Sundays are a great day to visit, as the city fills up with markets, local food vendors, cyclists, and more. Also on Sunday nights are cultural shows and concerts featuring local musicians, all available for free! The Sunday night events take place on Paseo de Montejo.

Grab a bite to eat at Manjar Blanco, for some of the most delicious Yucatecan food in the area. But make sure you head there for lunch, as they are closed for dinner service.

The town of Izamal, pictured above, is a gorgeous Mayan town painted in shades of vibrant yellows.

If you’re into architecture, head to Valladolid to see some gorgeous examples of local, ornate buildings.
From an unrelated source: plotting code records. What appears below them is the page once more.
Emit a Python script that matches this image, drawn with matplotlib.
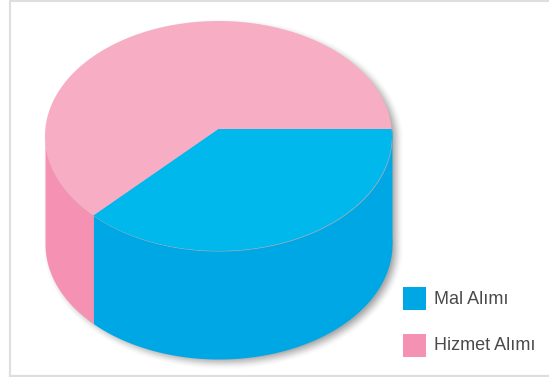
import numpy as np
import matplotlib
matplotlib.use("Agg")
import matplotlib.pyplot as plt
from matplotlib.patches import Rectangle

categories = ["Mal Alımı", "Hizmet Alımı"]
shares = [38.8, 61.2]
top_colors = ["#00B8EC", "#F7AEC4"]
side_colors = ["#00A7E5", "#F592B3"]
legend_colors = ["#00A7E5", "#F592B3"]

W, H = 549, 377
fig = plt.figure(figsize=(W / 100, H / 100), dpi=100, facecolor="white")
ax = fig.add_axes([0, 0, 1, 1])
ax.set_xlim(0, W)
ax.set_ylim(H, 0)
ax.axis("off")

cx, cy, rx, ry, depth = 218.5, 136, 173.5, 115, 108
apex_y = 129
frame = "#DEDEDE"

# frame: open on the right, where the picture is cut off
ax.plot([W, 10.2, 10.2], [1.2, 1.2, 375], color=frame, lw=1.5, zorder=1, solid_joinstyle="miter")
ax.plot([10.2, W], [376, 376], color=frame, lw=1.6, zorder=1)


def px(t):
    return cx + rx * np.cos(t)


def py(t):
    return cy + ry * np.sin(t)


start = np.arcsin((apex_y - cy) / ry)
end = start + np.deg2rad(shares[0] / sum(shares) * 360)

# soft shadow: copies of the body outline, offset to the lower right
t_up = np.linspace(np.pi, 2 * np.pi, 200)
t_dn = np.linspace(0, np.pi, 200)
for e in np.arange(6, -5, -1):
    a = 0.012 + 0.0075 * (6 - e)
    sx = np.r_[cx + (rx + e) * np.cos(t_up), cx + (rx + e) * np.cos(t_dn)] + 5
    sy = np.r_[cy + (ry + e) * np.sin(t_up), cy + depth + (ry + e) * np.sin(t_dn)] + 4
    ax.fill(sx, sy, color="#444444", alpha=a, lw=0, zorder=1.5)

# side of the cylinder
t_blue = np.linspace(start, end, 200)
ax.fill_between(px(t_blue), py(t_blue), py(t_blue) + depth, color=side_colors[0], lw=0, zorder=2)
t_pink = np.linspace(end, np.pi, 80)
ax.fill_between(px(t_pink), py(t_pink), py(t_pink) + depth, color=side_colors[1], lw=0, zorder=2)
ax.fill_between(px(np.linspace(start, 0, 5)), py(np.linspace(start, 0, 5)), cy + depth,
                color=side_colors[0], lw=0, zorder=2)

# top face
t_full = np.linspace(0, 2 * np.pi, 400)
ax.fill(px(t_full), py(t_full), color=top_colors[1], lw=0, zorder=3)
ax.fill(np.r_[cx, px(t_blue)], np.r_[apex_y, py(t_blue)], color=top_colors[0], lw=0, zorder=4)

# legend
for i, (name, col) in enumerate(zip(categories, legend_colors)):
    y0 = 287 + i * 47
    ax.add_patch(Rectangle((403, y0), 23, 23, fc=col, ec="none", zorder=5))
    ax.text(434, y0 + 12, name, family="Liberation Sans", fontsize=13, color="#4A4A4A",
            va="center", ha="left", zorder=5)

fig.savefig("out.png", dpi=100, facecolor="white")
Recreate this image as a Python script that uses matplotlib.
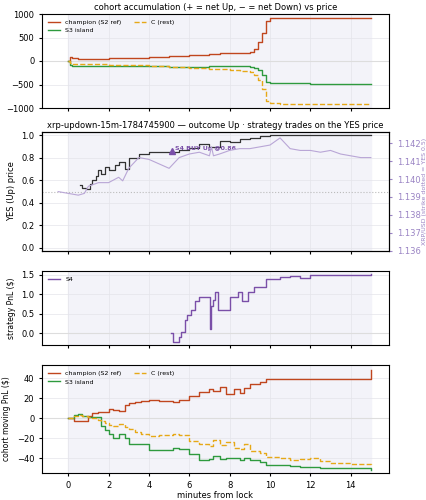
import numpy as np
import matplotlib.pyplot as plt

plt.rcParams['font.size'] = 6

# cohort accumulation (shares)
t_acc = [0, 0.1, 0.2, 0.5, 1, 2, 3, 4, 5, 6, 7, 7.5, 8, 8.5, 9, 9.2, 9.4, 9.6, 9.8, 10, 10.5, 12, 14, 15]
champ_acc = [0, 90, 60, 50, 50, 60, 70, 80, 100, 120, 140, 160, 160, 170, 200, 250, 400, 600, 850, 910, 910, 910, 910, 910]
s3_acc = [0, -80, -110, -110, -110, -100, -100, -100, -120, -130, -110, -110, -100, -100, -120, -150, -200, -300, -450, -470, -470, -490, -490, -490]
c_acc = [0, -40, -60, -60, -70, -80, -90, -100, -120, -140, -160, -170, -200, -210, -240, -300, -400, -600, -850, -900, -910, -910, -910, -910]

# YES price and XRP spot
t_yes = [0.6, 0.7, 0.9, 1.0, 1.1, 1.2, 1.4, 1.5, 1.6, 1.8, 2.0, 2.3, 2.5, 2.8, 3.0, 3.5, 4.0, 5.0, 5.5, 6.0, 6.5, 7.0, 7.5, 8.0, 8.5, 9.0, 9.5, 10, 12, 15]
yes_p = [0.56, 0.53, 0.52, 0.52, 0.57, 0.60, 0.64, 0.69, 0.66, 0.72, 0.69, 0.74, 0.76, 0.70, 0.80, 0.83, 0.85, 0.85, 0.87, 0.89, 0.92, 0.90, 0.95, 0.94, 0.97, 0.98, 0.99, 1.0, 1.0, 1.0]
t_xrp = [-0.5, 0, 0.5, 0.8, 1.0, 1.5, 2.0, 2.5, 2.7, 3.0, 3.5, 4.0, 5.0, 5.5, 6.0, 6.5, 7.0, 7.1, 7.2, 7.5, 8.0, 8.5, 9.0, 9.5, 10.0, 10.5, 11.0, 11.5, 12.0, 12.5, 13.0, 13.5, 14.0, 14.5, 15.0]
xrp = [1.1393, 1.1392, 1.1391, 1.1392, 1.1396, 1.1398, 1.1398, 1.1401, 1.1399, 1.1406, 1.1412, 1.1411, 1.1406, 1.1412, 1.1414, 1.1415, 1.1413, 1.1418, 1.1413, 1.1414, 1.1416, 1.1417, 1.1417, 1.1418, 1.1419, 1.1423, 1.1417, 1.1416, 1.1416, 1.1415, 1.1416, 1.1414, 1.1413, 1.1412, 1.1412]

# strategy PnL
t_s4 = [5.1, 5.2, 5.5, 5.6, 5.8, 5.9, 6.1, 6.3, 6.5, 6.8, 7.05, 7.1, 7.2, 7.3, 7.4, 7.6, 8.0, 8.4, 8.6, 8.9, 9.2, 9.8, 10.5, 11.0, 11.5, 12.0, 12.5, 13.0, 14.0, 15.0]
s4_pnl = [0.0, -0.22, -0.1, 0.03, 0.35, 0.48, 0.6, 0.82, 0.94, 0.94, 0.12, 0.7, 0.85, 1.06, 0.6, 0.6, 0.94, 1.06, 0.82, 1.06, 1.2, 1.4, 1.45, 1.46, 1.43, 1.49, 1.5, 1.51, 1.5, 1.52]

# cohort moving PnL
t_pnl = [0, 0.3, 0.5, 0.7, 1.0, 1.2, 1.5, 1.6, 1.8, 2.0, 2.2, 2.5, 2.8, 3.0, 3.3, 3.6, 4.0, 4.5, 5.2, 5.5, 6.0, 6.5, 7.0, 7.2, 7.5, 7.8, 8.2, 8.5, 8.7, 9.0, 9.5, 9.8, 10.5, 11, 11.5, 12, 12.5, 13, 14, 15]
champ_pnl = [0, -3, -3, -3, 2, 5, 6, 6, 6, 9, 8, 7, 13, 15, 16, 17, 18, 17, 16, 18, 22, 26, 29, 27, 31, 24, 29, 25, 30, 34, 36, 39, 39, 39, 39, 39, 39, 39, 39, 48]
s3_pnl = [0, 3, 4, 2, 1, 1, 1, -8, -12, -16, -20, -16, -20, -26, -26, -26, -32, -32, -30, -31, -36, -42, -41, -38, -41, -40, -40, -42, -40, -42, -44, -47, -47, -48, -49, -49, -50, -50, -50, -52]
c_pnl = [0, 2, 3, 2, 1, 0, -2, -3, -5, -7, -8, -6, -9, -11, -14, -16, -18, -17, -16, -17, -23, -26, -28, -22, -27, -24, -30, -31, -26, -33, -35, -39, -40, -42, -41, -40, -43, -45, -46, -47]

RED, GREEN, ORANGE, PURPLE = '#c0461e', '#2e9a3e', '#e6a817', '#7a4fa8'
BG = '#f3f3f9'

W, H = 427, 500
fig = plt.figure(figsize=(4.27, 5), dpi=100)


def box(top, bottom, left=42, right=389):
    return [left / W, 1 - bottom / H, (right - left) / W, (bottom - top) / H]


ax1 = fig.add_axes(box(14, 108))
ax2 = fig.add_axes(box(132, 251), sharex=ax1)
ax3 = fig.add_axes(box(271, 345), sharex=ax1)
ax4 = fig.add_axes(box(365, 473), sharex=ax1)
axes = [ax1, ax2, ax3, ax4]
for ax in axes:
    ax.axvspan(0, 15, color=BG, zorder=0)
    ax.set_xlim(-1.3, 15.9)
    ax.grid(True, color='#e4e4ea', lw=0.5)
    ax.tick_params(labelsize=6, length=2)
for ax in axes[:3]:
    ax.tick_params(labelbottom=False)

# panel 1
ax1.axhline(0, color='#dddddd', lw=0.8)
ax1.step(t_acc, champ_acc, where='post', color=RED, lw=1, label='champion (S2 ref)')
ax1.step(t_acc, s3_acc, where='post', color=GREEN, lw=1, label='S3 island')
ax1.step(t_acc, c_acc, where='post', color=ORANGE, lw=1, ls='--', label='C (rest)')
ax1.set_ylim(-1000, 1000)
ax1.set_yticks([-1000, -500, 0, 500, 1000])
ax1.set_ylabel('acc. net YES (shares)', fontsize=6)
ax1.set_title('cohort accumulation (+ = net Up, − = net Down) vs price', fontsize=6, pad=3)
ax1.legend(loc='upper left', ncol=2, fontsize=4.5, frameon=False)

# panel 2
ax2.axhline(0.5, color='#bbbbbb', lw=0.8, ls=':')
ax2.step(t_yes, yes_p, where='post', color='#333333', lw=0.9)
ax2.plot(5.15, 0.86, marker='^', color=PURPLE, ms=5)
ax2.text(5.3, 0.87, 'S4 BUY Up @0.86', color=PURPLE, fontsize=4.5, fontweight='bold')
ax2.set_ylim(-0.03, 1.03)
ax2.set_ylabel('YES (Up) price', fontsize=6)
ax2.set_title('xrp-updown-15m-1784745900 — outcome Up · strategy trades on the YES price',
              fontsize=6, pad=3)
ax2r = ax2.twinx()
ax2r.plot(t_xrp, xrp, color='#b9a6d6', lw=0.8)
ax2r.set_ylim(1.13598, 1.14263)
ax2r.set_yticks([1.136, 1.137, 1.138, 1.139, 1.140, 1.141, 1.142])
ax2r.tick_params(labelsize=6, colors='#9a84c4', length=2)
ax2r.set_ylabel('XRP/USD (strike dotted = YES 0.5)', fontsize=4.5, color='#9a84c4', labelpad=1)

# panel 3
ax3.axhline(0, color='#dddddd', lw=0.8)
ax3.step(t_s4, s4_pnl, where='post', color=PURPLE, lw=1, label='S4')
ax3.set_ylim(-0.3, 1.6)
ax3.set_yticks([0, 0.5, 1.0, 1.5])
ax3.set_ylabel('strategy PnL ($)', fontsize=5.5)
ax3.legend(loc='upper left', fontsize=4.5, frameon=False)

# panel 4
ax4.axhline(0, color='#dddddd', lw=0.8)
ax4.step(t_pnl, champ_pnl, where='post', color=RED, lw=1, label='champion (S2 ref)')
ax4.step(t_pnl, s3_pnl, where='post', color=GREEN, lw=1, label='S3 island')
ax4.step(t_pnl, c_pnl, where='post', color=ORANGE, lw=1, ls='--', label='C (rest)')
ax4.set_ylim(-55, 53)
ax4.set_yticks([-40, -20, 0, 20, 40])
ax4.set_ylabel('cohort moving PnL ($)', fontsize=5.5)
ax4.set_xlabel('minutes from lock', fontsize=6, labelpad=1)
ax4.set_xticks([0, 2, 4, 6, 8, 10, 12, 14])
ax4.legend(loc='upper left', ncol=2, fontsize=4.5, frameon=False)

fig.savefig('out.png')
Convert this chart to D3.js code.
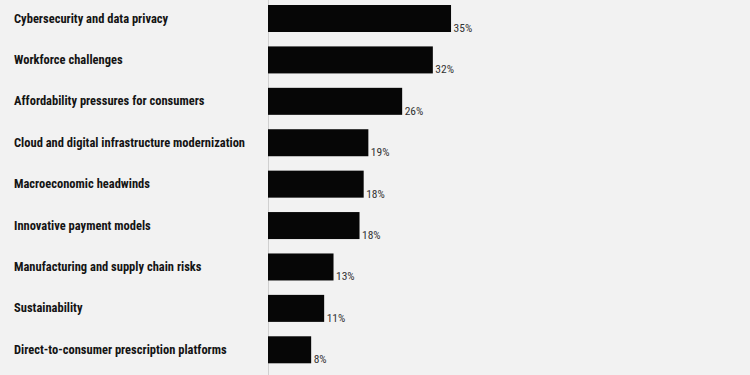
<!DOCTYPE html>
<html>
<head>
<meta charset="utf-8">
<script src="https://cdn.jsdelivr.net/npm/d3@7"></script>
<style>
  html, body { margin: 0; padding: 0; background: #f2f2f2; }
  svg { display: block; }
</style>
</head>
<body>
<svg id="chart" width="750" height="375"></svg>
<script>
const categories = [
  "Cybersecurity and data privacy",
  "Workforce challenges",
  "Affordability pressures for consumers",
  "Cloud and digital infrastructure modernization",
  "Macroeconomic headwinds",
  "Innovative payment models",
  "Manufacturing and supply chain risks",
  "Sustainability",
  "Direct-to-consumer prescription platforms"
];
const values = [35.2, 31.7, 25.8, 19.3, 18.4, 17.6, 12.6, 10.8, 8.3];
const valueLabels = ["35%", "32%", "26%", "19%", "18%", "18%", "13%", "11%", "8%"];

const W = 750, H = 375;
const svg = d3.select("#chart");
svg.append("rect").attr("width", W).attr("height", H).attr("fill", "#f2f2f2");

const x = d3.scaleLinear().domain([0, 40]).range([268, 476]);
const y = d3.scaleBand().domain(categories).range([-2.2, 370.5])
  .paddingInner(0.348).paddingOuter(0.174);

const data = categories.map((c, i) => ({ c, v: values[i], l: valueLabels[i] }));

// baseline axis
svg.append("line")
  .attr("x1", x(0) + 0.5).attr("x2", x(0) + 0.5)
  .attr("y1", 0).attr("y2", H)
  .attr("stroke", "#d0d0d0").attr("stroke-width", 1);

svg.selectAll("rect.bar").data(data).join("rect")
  .attr("class", "bar")
  .attr("x", x(0))
  .attr("y", d => y(d.c))
  .attr("width", d => x(d.v) - x(0))
  .attr("height", y.bandwidth())
  .attr("fill", "#060606");

svg.selectAll("text.cat").data(data).join("text")
  .attr("class", "cat")
  .attr("x", 14)
  .attr("y", d => y(d.c) + y.bandwidth() / 2 + 4)
  .attr("font-family", "'Liberation Sans Narrow', 'Roboto Condensed', 'Roboto', sans-serif")
  .attr("font-weight", "bold")
  .attr("font-size", 12.5)
  .attr("fill", "#141414")
  .text(d => d.c);

svg.selectAll("text.val").data(data).join("text")
  .attr("class", "val")
  .attr("x", d => x(d.v) + 2.5)
  .attr("y", d => y(d.c) + y.bandwidth())
  .attr("font-family", "'Liberation Sans Narrow', 'Roboto Condensed', 'Roboto', sans-serif")
  .attr("font-size", 11.5)
  .attr("fill", "#333")
  .text(d => d.l);
</script>
</body>
</html>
Finally, head to the small fishing village of Puerto Morelos. This is a lesser-known small town that still boasts that authentic Mexican charm that you may be seeking. It’s located roughly halfway between Cancun and Playa del Carmen.

Head to the shores, stick your toes in the water and enjoy a glass of chilled tequila.

Get lost in Sian Ka’an Biosphere Reserve

Sian Ka’an Biosphere Reserve

Sian Ka’an Biosphere Reserve by Quintana Roo Tourism Board

If you head a little south of Tulum, you’ll encounter over one million acres of protected land and sea at the Sian Ka’an Bio Reserve. This place is chock full of indigenous flora and fauna, including some species that are rare and endangered. These include the West Indian manatee and the black-handed spider monkey.

Sian Ka’an is a designated UNESCO World Heritage site, and boasts the title of ‘largest protected area in Mexico’.

Sian Ka’an Biosphere Reserve

Sian Ka’an Biosphere Reserve by Quintana Roo Tourism Board

The best way to experience Sian Ka’an is to take a boat (available for hire) into the lagoons, where you will lazily float through the network of water channels surrounded by dense jungle and mangroves.

If you visit the coastal side, an ocean safari experience awaits. You can catch a glimpse of dolphins and sea turtles in their natural habitat while having the experience of snorkeling over the protected coral reef system.